Search code examples
javaphphtmlcommentsnested

Why do many languages not support nested block comments?


In most the languages I use, you simply cannot nest block comments, because the first occurrence of the "close" comment syntax closes the comment even if it was only an "inner" comment.

For example, in HTML

<!-- outer comment
<p>hello</p><!-- inner comment <p>world</p> -->
<p>this should BE commented</p>
-->

in this case, the outer comment ends on the first --> instead of the corresponding last one, causing the last <p> to print, when it shouldn't.

The same happens for languages that use /* */ for block comments, like in java, php, css, javascript, etc.

But my question is WHY is it that way? Why, by design, it is not allowed? I mention "by design" because I really doubt it is because of parsing problems, I guess the parsers are perfectly capable of keeping track of opening /*s and close the comments with their corresponding closing */s But they simply somehow decided it is not a good idea.

I already know that a workaround for this is to somehow change the inner closing comments, to avoid them to close , and only leave the last closing one. e.g. changing inner -->s and */s for - ->s and * /s . But that is obviously not convenient, and hard to do when you only want to discard blocks of code for debugging purposes. (other techniques are to nest everything in if(false){} blocks, but that is not the point here.

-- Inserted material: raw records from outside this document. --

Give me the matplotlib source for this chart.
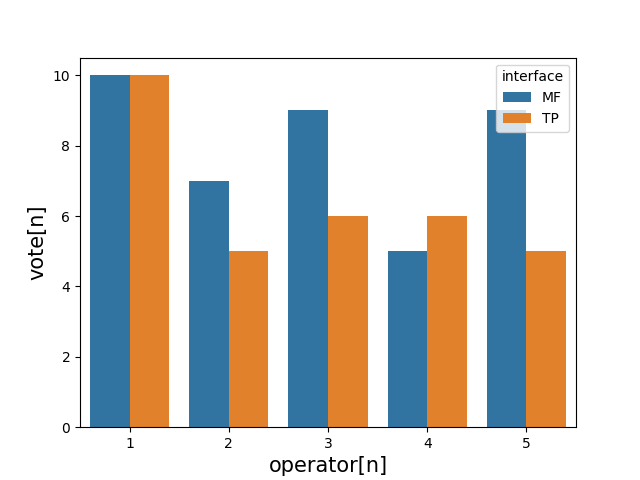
import matplotlib
matplotlib.use("Agg")
import matplotlib.pyplot as plt
import pandas as pd
import seaborn as sns

operators = [1, 2, 3, 4, 5]
mf_votes = [10, 7, 9, 5, 9]
tp_votes = [10, 5, 6, 6, 5]

df = pd.DataFrame({
    "operator": operators * 2,
    "vote": mf_votes + tp_votes,
    "interface": ["MF"] * len(operators) + ["TP"] * len(operators),
})

fig, ax = plt.subplots(figsize=(6.4, 4.8), dpi=100)
sns.barplot(data=df, x="operator", y="vote", hue="interface", ax=ax)
ax.set_xlabel("operator[n]", fontsize=15)
ax.set_ylabel("vote[n]", fontsize=15)

fig.savefig("out.png", dpi=100)
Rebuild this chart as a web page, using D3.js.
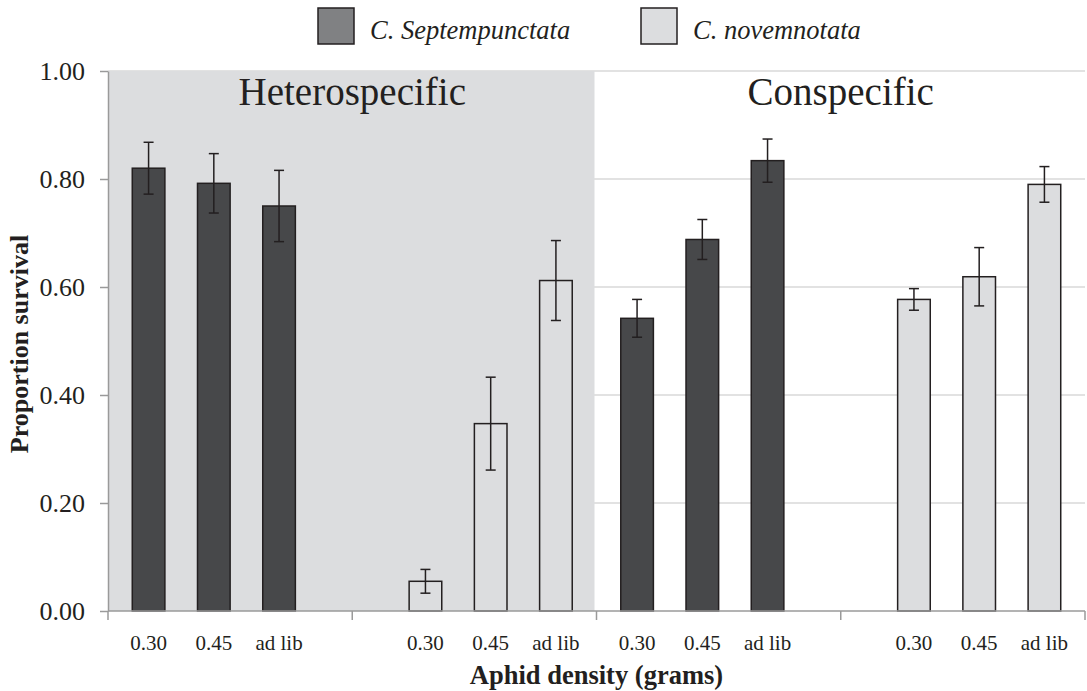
<!DOCTYPE html>
<html lang="en">
<head>
<meta charset="UTF-8">
<title>Proportion survival by aphid density</title>
<script src="https://d3js.org/d3.v7.min.js"></script>
<style>
    body { margin: 0; background: #fff; }
    svg text { font-family: "Liberation Serif", "Times New Roman", serif; fill: #231f20; }
</style>
</head>
<body>
<div id="chart"></div>
<script>
// data
const levels = ["0.30", "0.45", "ad lib"];
const species = ["C. Septempunctata", "C. novemnotata"];
const treatments = ["Heterospecific", "Conspecific"];

const heteroSeptMean = [0.820, 0.792, 0.750];
const heteroSeptErr  = [0.048, 0.055, 0.066];
const heteroNoveMean = [0.055, 0.347, 0.612];
const heteroNoveErr  = [0.022, 0.086, 0.074];
const conSeptMean    = [0.542, 0.688, 0.834];
const conSeptErr     = [0.035, 0.037, 0.040];
const conNoveMean    = [0.577, 0.619, 0.790];
const conNoveErr     = [0.020, 0.054, 0.033];

const yTicks = [0, 0.2, 0.4, 0.6, 0.8, 1.0];

// one block per treatment x species
const groups = [
    { key: "h-s", treatment: treatments[0], sp: species[0], mean: heteroSeptMean, err: heteroSeptErr },
    { key: "h-n", treatment: treatments[0], sp: species[1], mean: heteroNoveMean, err: heteroNoveErr },
    { key: "c-s", treatment: treatments[1], sp: species[0], mean: conSeptMean, err: conSeptErr },
    { key: "c-n", treatment: treatments[1], sp: species[1], mean: conNoveMean, err: conNoveErr }
];

const bars = [];
groups.forEach(g => {
    levels.forEach((lv, i) => {
        bars.push({ group: g.key, treatment: g.treatment, sp: g.sp, level: lv, value: g.mean[i], err: g.err[i] });
    });
});

const W = 1087, H = 691;
const plot = { left: 108, right: 1085, top: 71, bottom: 611 };

const svg = d3.select("#chart").append("svg")
    .attr("width", W)
    .attr("height", H);

const colors = { dark: "#47484a", light: "#dcdddf", legendDark: "#808183", ink: "#231f20", axis: "#9a9a9a", grid: "#d9d9d9" };
const fillOf = d3.scaleOrdinal().domain(species).range([colors.dark, colors.light]);
const legendFill = d3.scaleOrdinal().domain(species).range([colors.legendDark, colors.light]);

// scales
const y = d3.scaleLinear().domain([0, 1]).range([plot.bottom, plot.top]);
const x0 = d3.scaleBand().domain(groups.map(g => g.key)).range([plot.left, plot.right]).padding(0);
const x1 = d3.scaleBand().domain(levels).range([0, x0.bandwidth()]).paddingInner(0).paddingOuter(0.372);
const x2 = d3.scaleBand().domain(species).range([0, x1.bandwidth()]).padding(0);
const xt = d3.scaleBand().domain(treatments).range([plot.left, plot.right]);

const barX = d => x0(d.group) + x1(d.level) + x2(d.sp);
const barMid = d => barX(d) + x2.bandwidth() / 2;

// gridlines
svg.append("g")
    .selectAll("line")
    .data(yTicks.slice(1))
    .join("line")
    .attr("x1", plot.left)
    .attr("x2", plot.right)
    .attr("y1", d => y(d))
    .attr("y2", d => y(d))
    .attr("stroke", colors.grid)
    .attr("stroke-width", 1.5);

// heterospecific panel shading
svg.append("rect")
    .attr("x", xt(treatments[0]))
    .attr("y", y(1))
    .attr("width", xt.bandwidth() - 2)
    .attr("height", y(0) - y(1))
    .attr("fill", colors.light);

// panel titles
svg.append("g")
    .selectAll("text")
    .data(treatments)
    .join("text")
    .attr("x", d => xt(d) + xt.bandwidth() / 2)
    .attr("y", 105)
    .attr("text-anchor", "middle")
    .attr("font-size", "39px")
    .text(d => d);

// bars
svg.append("g")
    .selectAll("rect")
    .data(bars)
    .join("rect")
    .attr("x", d => barX(d))
    .attr("y", d => y(d.value))
    .attr("width", x2.bandwidth())
    .attr("height", d => y(0) - y(d.value))
    .attr("fill", d => fillOf(d.sp))
    .attr("stroke", colors.ink)
    .attr("stroke-width", 1.5);

// error bars
const capW = 5;
const eb = svg.append("g")
    .attr("stroke", colors.ink)
    .attr("stroke-width", 1.5)
    .selectAll("g")
    .data(bars)
    .join("g");

eb.append("line")
    .attr("x1", d => barMid(d))
    .attr("x2", d => barMid(d))
    .attr("y1", d => y(d.value + d.err))
    .attr("y2", d => y(d.value - d.err));
eb.append("line")
    .attr("x1", d => barMid(d) - capW)
    .attr("x2", d => barMid(d) + capW)
    .attr("y1", d => y(d.value + d.err))
    .attr("y2", d => y(d.value + d.err));
eb.append("line")
    .attr("x1", d => barMid(d) - capW)
    .attr("x2", d => barMid(d) + capW)
    .attr("y1", d => y(d.value - d.err))
    .attr("y2", d => y(d.value - d.err));

// y axis
const yAxis = svg.append("g")
    .attr("transform", `translate(${plot.left},0)`)
    .call(d3.axisLeft(y).tickValues(yTicks).tickFormat(d3.format(".2f")).tickSize(8).tickSizeOuter(0).tickPadding(15));
yAxis.select(".domain").attr("stroke", colors.axis).attr("stroke-width", 1.5);
yAxis.selectAll(".tick line").attr("stroke", colors.axis).attr("stroke-width", 1.5);
yAxis.selectAll(".tick text")
    .attr("font-size", "26px")
    .attr("font-family", "Liberation Serif, Times New Roman, serif")
    .attr("fill", colors.ink);

// x axis baseline and group separators
svg.append("line")
    .attr("x1", plot.left)
    .attr("x2", plot.right)
    .attr("y1", plot.bottom)
    .attr("y2", plot.bottom)
    .attr("stroke", colors.axis)
    .attr("stroke-width", 1.5);

const sepX = x0.domain().map(k => x0(k)).concat([plot.right]);
svg.append("g")
    .selectAll("line")
    .data(sepX)
    .join("line")
    .attr("x1", d => d)
    .attr("x2", d => d)
    .attr("y1", plot.bottom)
    .attr("y2", plot.bottom + 9)
    .attr("stroke", colors.axis)
    .attr("stroke-width", 1.5);

// x tick labels under the bar of each block
svg.append("g")
    .selectAll("text")
    .data(bars)
    .join("text")
    .attr("x", d => barMid(d))
    .attr("y", 650)
    .attr("text-anchor", "middle")
    .attr("font-size", "21px")
    .text(d => d.level);

// axis titles
svg.append("text")
    .attr("x", (plot.left + plot.right) / 2)
    .attr("y", 684)
    .attr("text-anchor", "middle")
    .attr("font-size", "26.5px")
    .attr("font-weight", "bold")
    .text("Aphid density (grams)");

svg.append("text")
    .attr("transform", "translate(28,344) rotate(-90)")
    .attr("text-anchor", "middle")
    .attr("font-size", "26px")
    .attr("font-weight", "bold")
    .text("Proportion survival");

// legend
const legendX = [318, 641];
const lg = svg.append("g")
    .selectAll("g")
    .data(species)
    .join("g")
    .attr("transform", (d, i) => `translate(${legendX[i]},8)`);
lg.append("rect")
    .attr("width", 36)
    .attr("height", 36)
    .attr("fill", d => legendFill(d))
    .attr("stroke", colors.ink)
    .attr("stroke-width", 1.5);
lg.append("text")
    .attr("x", 52)
    .attr("y", 31)
    .attr("font-size", "26.5px")
    .attr("font-style", "italic")
    .text(d => d);
</script>
</body>
</html>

So, what I'd like to know is WHY nested comments are generally not allowed in several modern languages? there must be a good reason other than "others don't do it, we won't either" right?.

And as a plus, are there any other (not so obscure) languages that DO allow nested block comments?


Solution

  • The reason is historical and has to do with the architecture of compilers.

    For the sake of efficiency, most compilers traditionally parse the source code in two stages: the lexical analysis and the actual parsing of a token stream (that was produced by said lexical analysis). The lexical analysis is the part that recognises individual tokens, such as keywords, strings, number literals – and comments.

    Again for reasons of efficiency, lexical analysis is traditionally implemented via a finite-state machine. These finite-state machines happen to recognise (= handle) regular languages, which fits perfectly for the above-mentioned tokens. However, it is not able to recognise nested constructs – this would require a more powerful machine (augmented by a stack).

    Not allowing nested comments was thus simply a decision that traded off convenience for performance, and subsequent languages have by and large adopted the convention.

    And as a plus, are there any other (not so obscure) languages that DO allow nested block comments?

    There are some. The comments already mentioned Haskell and Pascal. Other languages are D and F#.